- **Your goal**: Below is a listing to write out in full, exactly as given, without its pictures.

- **Source excerpt**:

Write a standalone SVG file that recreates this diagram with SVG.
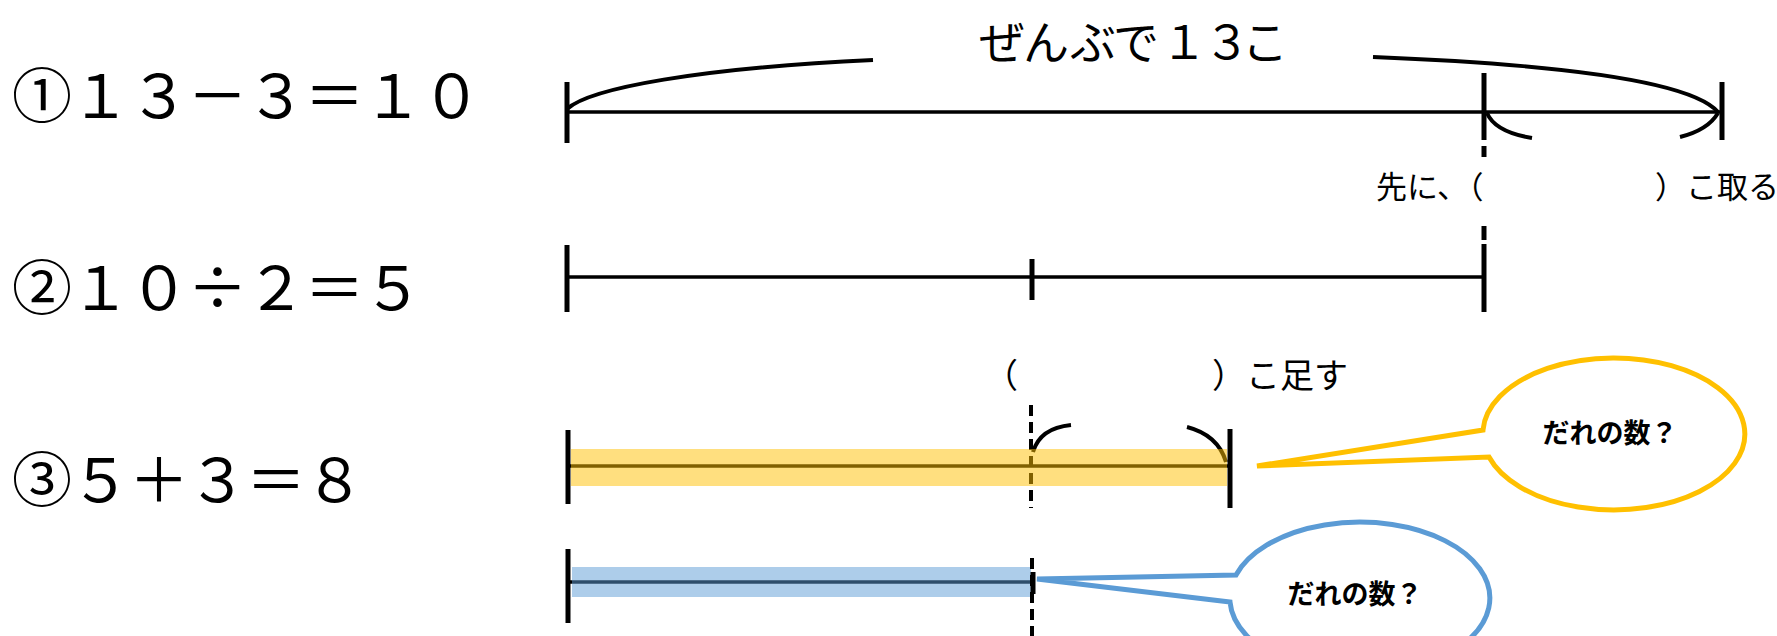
<svg xmlns="http://www.w3.org/2000/svg" width="1777" height="636" viewBox="0 0 1777 636">
<style>
.eq{font-family:"Noto Sans CJK JP","Liberation Sans",sans-serif;font-size:60px;fill:#000;text-anchor:middle}
.lbl{font-family:"Noto Sans CJK JP","Liberation Sans",sans-serif;fill:#000}
.ln{stroke:#000;stroke-width:3.5;fill:none}
.tk{stroke:#000;stroke-width:5;fill:none}
.br{stroke:#000;stroke-width:4;fill:none;stroke-linecap:butt}
.dash{stroke:#000;stroke-width:4;fill:none;stroke-dasharray:11 6}
.co-text{font-family:"Noto Sans CJK JP","Liberation Sans",sans-serif;font-size:27px;font-weight:700;fill:#000;text-anchor:middle}
</style>
<rect width="1777" height="636" fill="#fff"/>

<g id="equations">
<text class="eq" y="118" x="42 100.5 159 217.5 276 334.5 393 451.5">①１３－３＝１０</text>
<text class="eq" y="310" x="42 100.5 159 217.5 276 334.5 393">②１０÷２＝５</text>
<text class="eq" y="502" x="42 100.5 159 217.5 276 334.5">③５＋３＝８</text>
</g>

<g id="connectors">
<!-- row 1 -->
<line class="ln" x1="567" y1="112" x2="1722" y2="112"/>
<line class="tk" x1="567" y1="82" x2="567" y2="143"/>
<line class="tk" x1="1484" y1="73" x2="1484" y2="140"/>
<line class="tk" x1="1722" y1="82" x2="1722" y2="140"/>
<path class="br" d="M567,109 C590,88 700,68 873,60"/>
<path class="br" d="M1373,57 C1550,64 1690,80 1718,112"/>
<path class="br" d="M1487,113 Q1495,132 1532,138"/>
<path class="br" d="M1718,113 Q1708,130 1680,137"/>
<line class="tk" x1="1484" y1="146" x2="1484" y2="157"/>
<line class="tk" x1="1484" y1="226" x2="1484" y2="240"/>
<!-- row 2 -->
<line class="ln" x1="567" y1="277" x2="1484" y2="277"/>
<line class="tk" x1="567" y1="245" x2="567" y2="312"/>
<line class="tk" x1="1032" y1="259" x2="1032" y2="300"/>
<line class="tk" x1="1484" y1="244" x2="1484" y2="312"/>
<!-- row 3 -->
<line class="ln" x1="567" y1="466" x2="1230" y2="466" stroke-width="4.5"/>
<line class="dash" x1="1031" y1="405" x2="1031" y2="508"/>
<path class="br" d="M1033,452 Q1040,428 1071,425"/>
<path class="br" d="M1187,427 Q1218,435 1226,462"/>
<rect x="571" y="449" width="656" height="37" fill="#FFC000" fill-opacity="0.5"/>
<line class="tk" x1="568" y1="430" x2="568" y2="504"/>
<line class="tk" x1="1230" y1="429" x2="1230" y2="508"/>
<!-- row 4 -->
<line class="ln" x1="567" y1="582" x2="1032" y2="582" stroke-width="4.5"/>
<rect x="572" y="567" width="459" height="30" fill="#5B9BD5" fill-opacity="0.5"/>
<line class="tk" x1="568" y1="549" x2="568" y2="623"/>
<line class="dash" x1="1032" y1="558" x2="1032" y2="636"/>
<line class="tk" x1="1033" y1="572" x2="1033" y2="594"/>
</g>

<g id="title">
<text class="lbl" font-size="46" y="59" text-anchor="middle" x="1002 1046 1093 1136 1184 1227 1265">ぜんぶで１３こ</text>
</g>

<g id="label-take">
<text class="lbl" font-size="31" x="1376" y="198">先に、（</text>
<text class="lbl" font-size="31" x="1655" y="198">）こ取る</text>
</g>

<g id="label-add">
<text class="lbl" font-size="34" x="984" y="388">（</text>
<text class="lbl" font-size="34" x="1212" y="388">）こ足す</text>
</g>

<g id="callout-yellow">
<path d="M1483,430 A131,76 0 1 1 1489,457 L1257,466 Z" fill="#fff" stroke="#FFC000" stroke-width="5" stroke-linejoin="miter"/>
<text class="co-text" x="1610" y="443">だれの数？</text>
</g>

<g id="callout-blue">
<path d="M1236,575 A130,76 0 1 1 1230,602 L1037,579 Z" fill="#fff" stroke="#5B9BD5" stroke-width="5" stroke-linejoin="miter"/>
<text class="co-text" x="1355" y="604">だれの数？</text>
</g>
</svg>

- **Problem solution**:
Write a standalone SVG file that recreates this diagram with SVG.
<svg xmlns="http://www.w3.org/2000/svg" width="1777" height="636" viewBox="0 0 1777 636">
<style>
.eq{font-family:"Noto Sans CJK JP","Liberation Sans",sans-serif;font-size:60px;fill:#000;text-anchor:middle}
.lbl{font-family:"Noto Sans CJK JP","Liberation Sans",sans-serif;fill:#000}
.ln{stroke:#000;stroke-width:3.5;fill:none}
.tk{stroke:#000;stroke-width:5;fill:none}
.br{stroke:#000;stroke-width:4;fill:none;stroke-linecap:butt}
.dash{stroke:#000;stroke-width:4;fill:none;stroke-dasharray:11 6}
.co-text{font-family:"Noto Sans CJK JP","Liberation Sans",sans-serif;font-size:27px;font-weight:700;fill:#000;text-anchor:middle}
</style>
<rect width="1777" height="636" fill="#fff"/>

<g id="equations">
<text class="eq" y="118" x="42 100.5 159 217.5 276 334.5 393 451.5">①１３－３＝１０</text>
<text class="eq" y="310" x="42 100.5 159 217.5 276 334.5 393">②１０÷２＝５</text>
<text class="eq" y="502" x="42 100.5 159 217.5 276 334.5">③５＋３＝８</text>
</g>

<g id="connectors">
<!-- row 1 -->
<line class="ln" x1="567" y1="112" x2="1722" y2="112"/>
<line class="tk" x1="567" y1="82" x2="567" y2="143"/>
<line class="tk" x1="1484" y1="73" x2="1484" y2="140"/>
<line class="tk" x1="1722" y1="82" x2="1722" y2="140"/>
<path class="br" d="M567,109 C590,88 700,68 873,60"/>
<path class="br" d="M1373,57 C1550,64 1690,80 1718,112"/>
<path class="br" d="M1487,113 Q1495,132 1532,138"/>
<path class="br" d="M1718,113 Q1708,130 1680,137"/>
<line class="tk" x1="1484" y1="146" x2="1484" y2="157"/>
<line class="tk" x1="1484" y1="226" x2="1484" y2="240"/>
<!-- row 2 -->
<line class="ln" x1="567" y1="277" x2="1484" y2="277"/>
<line class="tk" x1="567" y1="245" x2="567" y2="312"/>
<line class="tk" x1="1032" y1="259" x2="1032" y2="300"/>
<line class="tk" x1="1484" y1="244" x2="1484" y2="312"/>
<!-- row 3 -->
<line class="ln" x1="567" y1="466" x2="1230" y2="466" stroke-width="4.5"/>
<line class="dash" x1="1031" y1="405" x2="1031" y2="508"/>
<path class="br" d="M1033,452 Q1040,428 1071,425"/>
<path class="br" d="M1187,427 Q1218,435 1226,462"/>
<rect x="571" y="449" width="656" height="37" fill="#FFC000" fill-opacity="0.5"/>
<line class="tk" x1="568" y1="430" x2="568" y2="504"/>
<line class="tk" x1="1230" y1="429" x2="1230" y2="508"/>
<!-- row 4 -->
<line class="ln" x1="567" y1="582" x2="1032" y2="582" stroke-width="4.5"/>
<rect x="572" y="567" width="459" height="30" fill="#5B9BD5" fill-opacity="0.5"/>
<line class="tk" x1="568" y1="549" x2="568" y2="623"/>
<line class="dash" x1="1032" y1="558" x2="1032" y2="636"/>
<line class="tk" x1="1033" y1="572" x2="1033" y2="594"/>
</g>

<g id="title">
<text class="lbl" font-size="46" y="59" text-anchor="middle" x="1002 1046 1093 1136 1184 1227 1265">ぜんぶで１３こ</text>
</g>

<g id="label-take">
<text class="lbl" font-size="31" x="1376" y="198">先に、（</text>
<text class="lbl" font-size="31" x="1655" y="198">）こ取る</text>
</g>

<g id="label-add">
<text class="lbl" font-size="34" x="984" y="388">（</text>
<text class="lbl" font-size="34" x="1212" y="388">）こ足す</text>
</g>

<g id="callout-yellow">
<path d="M1483,430 A131,76 0 1 1 1489,457 L1257,466 Z" fill="#fff" stroke="#FFC000" stroke-width="5" stroke-linejoin="miter"/>
<text class="co-text" x="1610" y="443">だれの数？</text>
</g>

<g id="callout-blue">
<path d="M1236,575 A130,76 0 1 1 1230,602 L1037,579 Z" fill="#fff" stroke="#5B9BD5" stroke-width="5" stroke-linejoin="miter"/>
<text class="co-text" x="1355" y="604">だれの数？</text>
</g>
</svg>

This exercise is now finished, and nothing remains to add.